Stories That Shaped My Faith
The Legacy We Carry
by Celeste Cecchi | November 21, 2020
When Nikole Hannah-Jones released the 1619 podcast in August 2019, there was no way she could have known what was in store for our nation in 2020. 1619 was created in observance of the 400th anniversary of the beginning of American slavery with the intent to reframe our nation’s origin narrative. Hannah-Jones says she set out to demonstrate the resistance, innovation, and resiliency of Black Americans, and how they have contributed to the building of our nation. She summarized this intent saying, “The truth is that as much democracy as this nation has today, it has been born on the backs of Black resistance….Black people have seen the worst of America, yet somehow we still believe in its best.”
The New York Times had been announcing the coming of this project for some time, so when it arrived, I devoured each of the six episodes as it was released each week. As a white American who grew up in Papua New Guinea, I hadn’t expected this podcast to become so personally significant for me. (Then again, I hadn’t expected 2020 to turn out the way it has.)
Shortly before Covid-19 gave me reason to second-guess boarding a plane, I found myself on a redeye flight to Denver to bury my grandmother. As funerals go, our family held grief at bay while scrambling to figure out time off work, flights, rental cars, Airbnbs, and, of course, the million memorial service logistics. It wasn’t until I squished my way into the middle seat (which at the time didn’t feel like a health risk) that I had space to breathe, let alone think or grieve.
For the first time in more than a decade, all ten cousins were gathered in the same place at the same time. We acknowledged this was no small feat for a last-minute gathering of a family strewn across time zones and continents, but my grandma was the quintessential matriarch: she was strong, stubborn, cheeky, determined, and above all, devoted. (Also, she had secured a “funeral travel fund” to guarantee her children and grandchildren were present when she was buried.)
As my cousins and I shared a meal on the evening before her burial, we ruminated on her life, acknowledging hers was not a legacy she was leaving behind but one we were now carrying forward.
In the room that evening were gathered four generations—a rare
gift in many contexts, but after listening to 1619,
I was acutely aware of how impossible this would be for many
of the families whose stories Hannah-Jones recounts.
My grandma’s parents migrated to the U.S. from Western Europe, a journey made possible by their parents’ financial sacrifices. In the room that evening were gathered four generations—a rare gift in many contexts, but after listening to 1619, I was acutely aware of how impossible this would be for many of the families whose stories Hannah-Jones recounts.
In particular, I was struck by the story of the Provosts—a multi-generational, sugarcane farming family in Louisiana. June Provost speaks on the podcast with great pride of the generations of farmers who went before him, stretching back before Emancipation. He describes his family’s land and the way his father taught him at a young age how to work it. When he talks about the soil or speaks directly to the plants, listeners can hear the evidence of his family’s farming legacy in his blood.
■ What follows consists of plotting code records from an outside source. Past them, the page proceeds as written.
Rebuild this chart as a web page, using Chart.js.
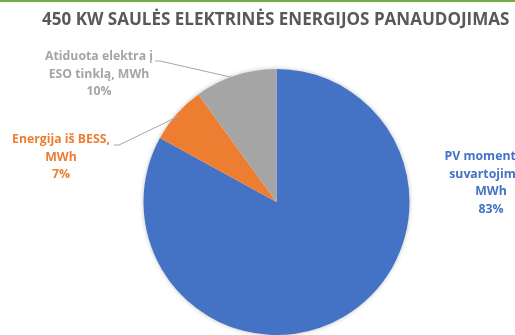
<!DOCTYPE html>
<html><head><meta charset="utf-8">
<script src="https://cdn.jsdelivr.net/npm/chart.js@4/dist/chart.umd.min.js"></script>
<style>
html,body{margin:0;padding:0;background:#fff;overflow:hidden}
#wrap{position:relative;width:515px;height:335px}
#topline{position:absolute;left:0;top:0;width:515px;height:2px;background:#70AD47}
</style></head><body>
<div id="wrap"><canvas id="c" width="515" height="335"></canvas><div id="topline"></div></div>
<script>
const chartTitle = '450 KW SAULĖS ELEKTRINĖS ENERGIJOS PANAUDOJIMAS';
const categories = ['PV momentinis suvartojimas, MWh', 'Energija iš BESS, MWh', 'Atiduota elektra į ESO tinklą, MWh'];
const labelLines = [['PV momentinis', 'suvartojimas,', 'MWh'], ['Energija iš BESS,', 'MWh'], ['Atiduota elektra į', 'ESO tinklą, MWh']];
const shares = [83, 7, 10];
const sliceColors = ['#4472C4', '#ED7D31', '#A5A5A5'];

const labelPlacement = [
  {x: 491, y: 157, line: null},
  {x: 61, y: 140, line: {x: 114, y: 145}},
  {x: 99, y: 57, line: {x: 155, y: 61}}
];
const FONT = '"Open Sans", Lato, sans-serif';

const shadowPlugin = {
  id: 'pieShadow',
  beforeDatasetsDraw(chart) {
    const arc = chart.getDatasetMeta(0).data[0];
    if (!arc) return;
    const ctx = chart.ctx;
    ctx.save();
    ctx.shadowColor = 'rgba(0,0,0,0.30)';
    ctx.shadowBlur = 5;
    ctx.fillStyle = '#ffffff';
    ctx.beginPath();
    ctx.arc(arc.x, arc.y, arc.outerRadius - 0.5, 0, Math.PI * 2);
    ctx.fill();
    ctx.restore();
  }
};

function fitSize(ctx, text, target) {
  ctx.font = 'bold 20px ' + FONT;
  return 20 * target / ctx.measureText(text).width;
}

const labelPlugin = {
  id: 'pieLabels',
  afterDraw(chart) {
    const ctx = chart.ctx;
    ctx.save();
    ctx.fillStyle = '#595959';
    ctx.textBaseline = 'middle';
    ctx.textAlign = 'left';
    const ts = fitSize(ctx, chartTitle, 468);
    ctx.font = 'bold ' + ts.toFixed(2) + 'px ' + FONT;
    ctx.fillText(chartTitle, 42, 20);

    const meta = chart.getDatasetMeta(0);
    const total = shares.reduce((a, b) => a + b, 0);
    const ls = fitSize(ctx, labelLines[2][0], 108);
    ctx.font = 'bold ' + ls.toFixed(2) + 'px ' + FONT;
    ctx.textAlign = 'center';
    meta.data.forEach((arc, i) => {
      const p = labelPlacement[i];
      const lines = labelLines[i].concat([Math.round(shares[i] / total * 100) + '%']);
      ctx.fillStyle = sliceColors[i];
      lines.forEach((t, k) => ctx.fillText(t, p.x, p.y + k * 17.5));
      if (p.line) {
        const mid = (arc.startAngle + arc.endAngle) / 2;
        const ex = arc.x + Math.cos(mid) * (arc.outerRadius - 3);
        const ey = arc.y + Math.sin(mid) * (arc.outerRadius - 3);
        ctx.strokeStyle = '#A6A6A6';
        ctx.lineWidth = 1;
        ctx.beginPath();
        ctx.moveTo(p.line.x, p.line.y);
        ctx.lineTo(p.line.x + 5, p.line.y);
        ctx.lineTo(ex, ey);
        ctx.stroke();
      }
    });
    ctx.restore();
  }
};

new Chart(document.getElementById('c'), {
  type: 'pie',
  data: {
    labels: categories,
    datasets: [{
      data: shares,
      backgroundColor: sliceColors,
      borderWidth: 0
    }]
  },
  options: {
    responsive: false,
    animation: false,
    layout: {padding: {top: 69, bottom: 0, left: 143, right: 105}},
    plugins: {legend: {display: false}, tooltip: {enabled: false}, title: {display: false}}
  },
  plugins: [shadowPlugin, labelPlugin]
});
</script>
</body></html>
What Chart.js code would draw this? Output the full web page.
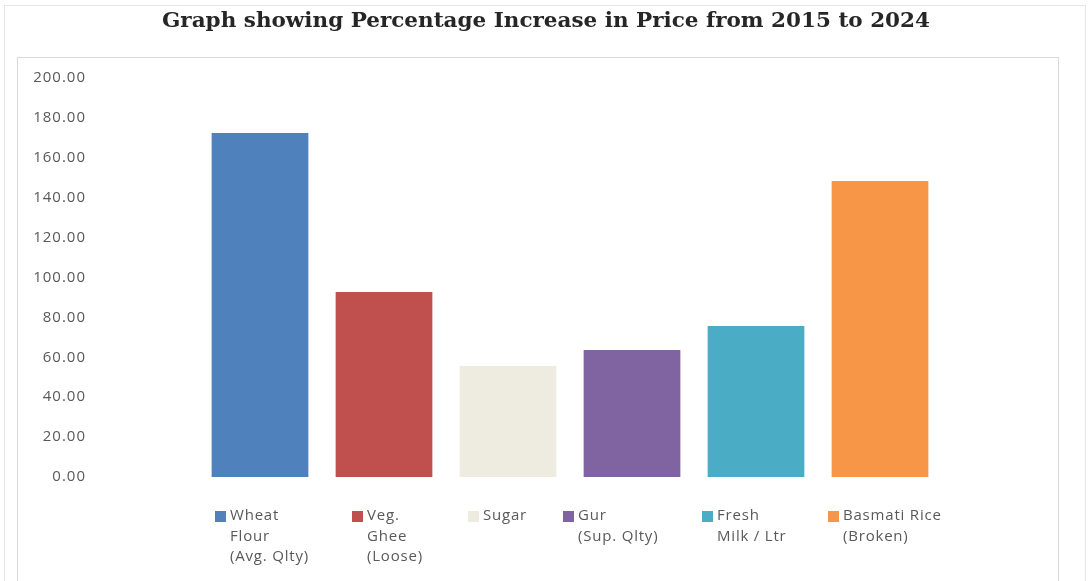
<!DOCTYPE html>
<html>
<head>
<meta charset="utf-8">
<script src="https://cdn.jsdelivr.net/npm/chart.js@4.4.1/dist/chart.umd.min.js"></script>
<style>
  html, body { margin: 0; padding: 0; background: #fff; }
  canvas { display: block; }
</style>
</head>
<body>
<canvas id="chart" width="1088" height="581"></canvas>
<script>
const title = 'Graph showing Percentage Increase in Price from 2015 to 2024';
const categories = [
  ['Wheat', 'Flour', '(Avg. Qlty)'],
  ['Veg.', 'Ghee', '(Loose)'],
  ['Sugar'],
  ['Gur', '(Sup. Qlty)'],
  ['Fresh', 'Milk / Ltr'],
  ['Basmati Rice', '(Broken)'],
];
const increase = [172.4, 92.7, 55.6, 63.7, 75.7, 148.4];
const barColors = ['#4F81BD', '#C0504D', '#EEECE1', '#8064A2', '#4BACC6', '#F79646'];
const yTicks = [0, 20, 40, 60, 80, 100, 120, 140, 160, 180, 200];

// legend layout: left edge of each legend swatch
const legendX = [215, 352, 468, 563, 702, 828];
const textGray = '#595959';

const framePlugin = {
  id: 'frame',
  beforeDraw: (chart) => {
    const ctx = chart.ctx;
    ctx.save();
    ctx.fillStyle = '#fff';
    ctx.fillRect(0, 0, chart.width, chart.height);
    ctx.lineWidth = 1;
    ctx.strokeStyle = '#e6e6e6';
    ctx.strokeRect(4.5, 5.5, chart.width - 7, chart.height);
    ctx.strokeStyle = '#d9d9d9';
    ctx.strokeRect(17.5, 57.5, 1041, chart.height);

    // title, stretched to the width it has in the reference
    ctx.font = 'bold 20px "DejaVu Serif"';
    ctx.fillStyle = '#262626';
    ctx.textBaseline = 'alphabetic';
    ctx.textAlign = 'left';
    const w = ctx.measureText(title).width;
    ctx.translate(162, 27);
    ctx.scale(768 / w, 1);
    ctx.fillText(title, 0, 0);
    ctx.restore();
    ctx.letterSpacing = '1px';
  },
};

const legendPlugin = {
  id: 'legendBelow',
  afterDraw: (chart) => {
    const ctx = chart.ctx;
    ctx.save();
    ctx.font = '15px "Open Sans"';
    ctx.letterSpacing = '0.8px';
    ctx.textBaseline = 'middle';
    ctx.textAlign = 'left';
    categories.forEach((lines, i) => {
      const x = legendX[i];
      ctx.fillStyle = barColors[i];
      ctx.fillRect(x, 511, 11, 11);
      ctx.fillStyle = textGray;
      lines.forEach((line, j) => {
        ctx.fillText(line, x + 15, 516 + j * 20.5);
      });
    });
    ctx.restore();
  },
};

new Chart(document.getElementById('chart'), {
  type: 'bar',
  data: {
    labels: categories.map((c) => c.join(' ')),
    datasets: [
      {
        data: increase,
        backgroundColor: barColors,
        categoryPercentage: 1,
        barPercentage: 0.78,
      },
    ],
  },
  options: {
    responsive: false,
    animation: false,
    layout: { padding: { left: 0, right: 146, top: 78, bottom: 104 } },
    plugins: {
      legend: { display: false },
      tooltip: { enabled: false },
      title: { display: false },
    },
    scales: {
      x: { display: false },
      y: {
        min: 0,
        max: 200,
        afterBuildTicks: (scale) => {
          scale.ticks = yTicks.map((v) => ({ value: v }));
        },
        afterFit: (scale) => {
          scale.width = 198;
          // the big label gap should not eat vertical space
          scale.paddingTop = 10;
          scale.paddingBottom = 10;
        },
        border: { display: false },
        grid: { display: false, drawTicks: false },
        ticks: {
          padding: 112,
          color: textGray,
          font: { family: '"Open Sans"', size: 15 },
          callback: (value) => Number(value).toFixed(2),
        },
      },
    },
  },
  plugins: [framePlugin, legendPlugin],
});
</script>
</body>
</html>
And then June begins to painstakingly describe the unraveling of his family’s business through broken systems and policies that resulted in the gradual loss of the Provosts’ land and property. Loan discrimination continues to drastically affect land ownership for Black farmers, and I learned that within just five years between 2007 and 2012, the number of Black farm operators decreased by 45 percent (as opposed to white farm operators who decreased by 12 percent). How many families did those numbers represent? How much land and revenue were lost for these families whose legacy was in the soil?
1619 tells stories like this, unflinchingly depicting generations of oppression and trauma. Listening, I heard the residue of enslavement all these years later—the ongoing scars of trauma upon families like June’s. And it complicates my own grief in the loss of my grandmother, who was foundational in the formation of my own faith. Why did my family receive the gift of generations of influence and legacy, when so many others have been ripped apart?
I am learning again and again that faith is messy, and each season brings new challenges. As I’ve wrestled in this season, I am learning to live in the tension between gratitude for the gifts I have received and at the same time pleading for relief from the oppression and trauma of a thousand more.